Please reproduce the lines of the records below from the one holding "Recreate this image" through the one holding "const yTicks = [0, 1, 2, 3, 4, 5];", inclusive, skipping all pictures.

----- GIVEN DATA -----

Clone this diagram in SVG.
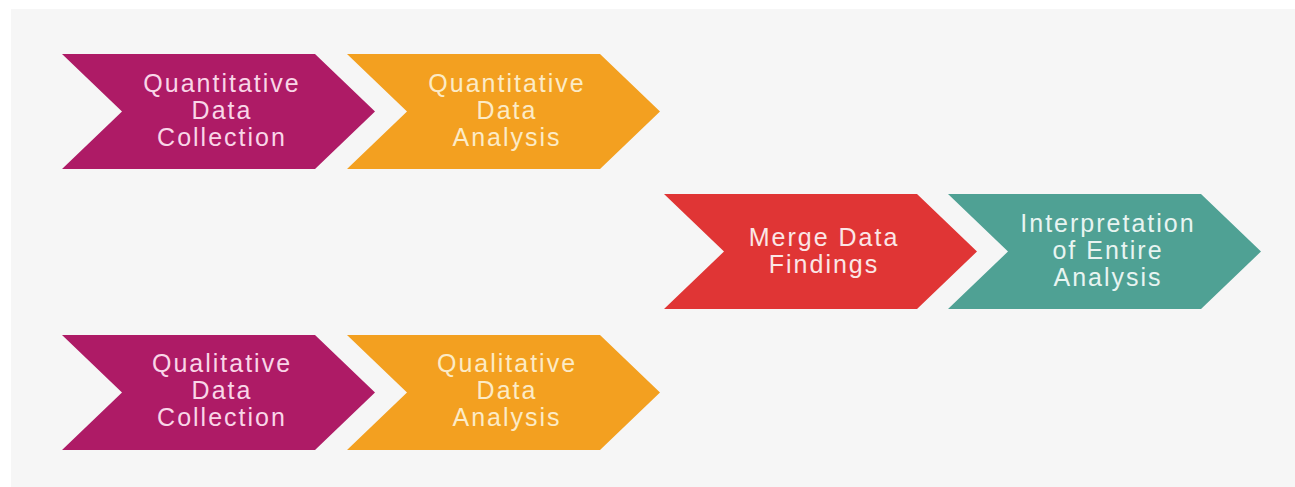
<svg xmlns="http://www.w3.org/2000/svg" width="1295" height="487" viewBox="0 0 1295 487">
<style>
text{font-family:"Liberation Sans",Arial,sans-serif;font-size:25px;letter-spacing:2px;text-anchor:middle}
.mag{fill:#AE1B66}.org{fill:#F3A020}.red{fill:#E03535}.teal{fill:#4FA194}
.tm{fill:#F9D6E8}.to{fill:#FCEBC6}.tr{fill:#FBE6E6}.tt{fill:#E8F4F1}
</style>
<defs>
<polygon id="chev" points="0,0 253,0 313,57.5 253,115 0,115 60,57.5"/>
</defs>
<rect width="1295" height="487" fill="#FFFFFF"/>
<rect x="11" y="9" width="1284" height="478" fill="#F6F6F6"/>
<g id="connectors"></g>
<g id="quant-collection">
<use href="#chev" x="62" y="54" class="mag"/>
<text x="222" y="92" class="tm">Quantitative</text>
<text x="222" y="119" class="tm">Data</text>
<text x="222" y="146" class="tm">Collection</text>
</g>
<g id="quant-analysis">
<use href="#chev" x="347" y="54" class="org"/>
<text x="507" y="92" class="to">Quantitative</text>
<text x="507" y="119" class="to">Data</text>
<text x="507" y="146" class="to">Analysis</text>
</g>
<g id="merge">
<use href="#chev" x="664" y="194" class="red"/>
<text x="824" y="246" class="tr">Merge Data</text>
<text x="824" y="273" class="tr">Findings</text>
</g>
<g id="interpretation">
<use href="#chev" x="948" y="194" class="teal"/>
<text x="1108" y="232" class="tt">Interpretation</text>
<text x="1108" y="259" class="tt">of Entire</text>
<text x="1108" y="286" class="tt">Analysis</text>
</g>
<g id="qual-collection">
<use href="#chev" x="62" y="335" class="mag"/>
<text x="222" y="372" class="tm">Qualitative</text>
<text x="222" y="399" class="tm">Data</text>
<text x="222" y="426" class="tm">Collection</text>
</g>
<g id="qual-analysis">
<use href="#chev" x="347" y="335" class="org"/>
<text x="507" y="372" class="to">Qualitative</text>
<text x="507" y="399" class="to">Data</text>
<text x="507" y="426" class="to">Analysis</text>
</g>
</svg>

-----
----- GIVEN DATA -----

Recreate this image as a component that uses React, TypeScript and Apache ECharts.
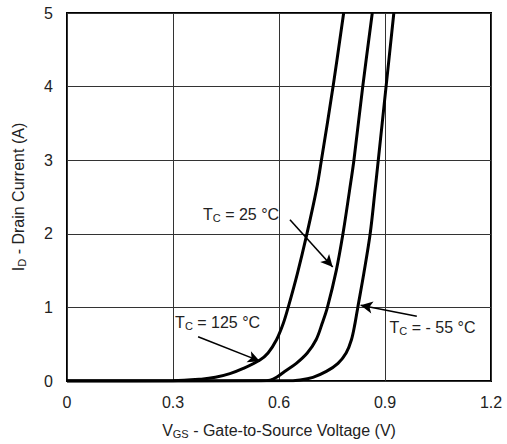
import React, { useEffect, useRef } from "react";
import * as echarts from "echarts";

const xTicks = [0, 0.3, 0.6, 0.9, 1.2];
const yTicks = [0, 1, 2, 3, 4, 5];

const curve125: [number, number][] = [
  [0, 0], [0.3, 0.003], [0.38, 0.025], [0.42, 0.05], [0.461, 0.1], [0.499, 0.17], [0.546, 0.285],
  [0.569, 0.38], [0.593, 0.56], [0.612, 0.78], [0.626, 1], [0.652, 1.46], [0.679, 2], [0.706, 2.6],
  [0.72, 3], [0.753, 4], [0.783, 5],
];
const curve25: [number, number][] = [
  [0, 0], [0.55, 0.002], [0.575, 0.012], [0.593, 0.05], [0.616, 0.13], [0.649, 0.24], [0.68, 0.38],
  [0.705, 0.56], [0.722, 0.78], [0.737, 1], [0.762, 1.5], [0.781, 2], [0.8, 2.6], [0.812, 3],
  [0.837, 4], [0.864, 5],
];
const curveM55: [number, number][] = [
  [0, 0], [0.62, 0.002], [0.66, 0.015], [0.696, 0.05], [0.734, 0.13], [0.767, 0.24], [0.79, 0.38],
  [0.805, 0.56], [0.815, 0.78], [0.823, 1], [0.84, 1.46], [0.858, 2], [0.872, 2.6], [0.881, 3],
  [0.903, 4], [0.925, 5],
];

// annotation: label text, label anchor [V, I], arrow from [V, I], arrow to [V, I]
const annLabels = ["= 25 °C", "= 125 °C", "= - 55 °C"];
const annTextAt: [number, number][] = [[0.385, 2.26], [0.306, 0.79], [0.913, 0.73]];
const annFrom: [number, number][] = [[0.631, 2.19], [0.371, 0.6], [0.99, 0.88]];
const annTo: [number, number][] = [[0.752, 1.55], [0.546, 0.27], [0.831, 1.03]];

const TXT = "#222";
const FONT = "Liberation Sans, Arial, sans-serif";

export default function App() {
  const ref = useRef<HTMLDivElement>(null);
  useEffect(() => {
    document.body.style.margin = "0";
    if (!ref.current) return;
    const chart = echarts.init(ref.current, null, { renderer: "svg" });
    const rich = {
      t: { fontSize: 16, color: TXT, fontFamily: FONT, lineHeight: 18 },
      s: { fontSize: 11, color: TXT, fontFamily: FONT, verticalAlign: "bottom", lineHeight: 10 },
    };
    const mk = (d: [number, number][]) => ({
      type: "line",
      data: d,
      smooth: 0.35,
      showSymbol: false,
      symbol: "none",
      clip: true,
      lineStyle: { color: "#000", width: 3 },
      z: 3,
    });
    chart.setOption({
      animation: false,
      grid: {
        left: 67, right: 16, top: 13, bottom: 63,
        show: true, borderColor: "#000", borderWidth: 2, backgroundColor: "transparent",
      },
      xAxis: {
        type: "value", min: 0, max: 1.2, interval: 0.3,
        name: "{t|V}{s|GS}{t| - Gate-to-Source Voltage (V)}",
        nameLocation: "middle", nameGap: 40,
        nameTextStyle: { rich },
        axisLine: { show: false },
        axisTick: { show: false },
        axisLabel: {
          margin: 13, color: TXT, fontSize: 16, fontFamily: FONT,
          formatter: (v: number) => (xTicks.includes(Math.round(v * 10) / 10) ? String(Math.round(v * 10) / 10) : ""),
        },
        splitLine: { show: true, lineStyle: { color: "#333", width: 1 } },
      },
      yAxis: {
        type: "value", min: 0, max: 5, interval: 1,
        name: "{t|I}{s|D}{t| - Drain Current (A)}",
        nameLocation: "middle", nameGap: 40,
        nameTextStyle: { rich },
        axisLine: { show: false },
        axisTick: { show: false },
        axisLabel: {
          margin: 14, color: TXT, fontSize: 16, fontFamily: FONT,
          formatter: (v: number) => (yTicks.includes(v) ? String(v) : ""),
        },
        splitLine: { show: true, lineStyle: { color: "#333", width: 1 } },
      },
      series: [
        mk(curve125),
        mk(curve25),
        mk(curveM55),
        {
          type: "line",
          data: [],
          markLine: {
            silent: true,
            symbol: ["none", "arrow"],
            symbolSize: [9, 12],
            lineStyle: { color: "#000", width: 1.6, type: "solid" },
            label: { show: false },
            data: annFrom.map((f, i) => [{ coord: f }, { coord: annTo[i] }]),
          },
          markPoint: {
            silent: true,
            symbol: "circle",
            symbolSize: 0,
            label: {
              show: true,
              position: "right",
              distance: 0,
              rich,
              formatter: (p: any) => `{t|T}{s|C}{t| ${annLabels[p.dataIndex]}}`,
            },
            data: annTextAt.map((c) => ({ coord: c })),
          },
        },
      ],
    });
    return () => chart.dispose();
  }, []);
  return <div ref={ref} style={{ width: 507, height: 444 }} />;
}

-----

» **EXERCISE SOLUTION**:
Recreate this image as a component that uses React, TypeScript and Apache ECharts.
import React, { useEffect, useRef } from "react";
import * as echarts from "echarts";

const xTicks = [0, 0.3, 0.6, 0.9, 1.2];
const yTicks = [0, 1, 2, 3, 4, 5];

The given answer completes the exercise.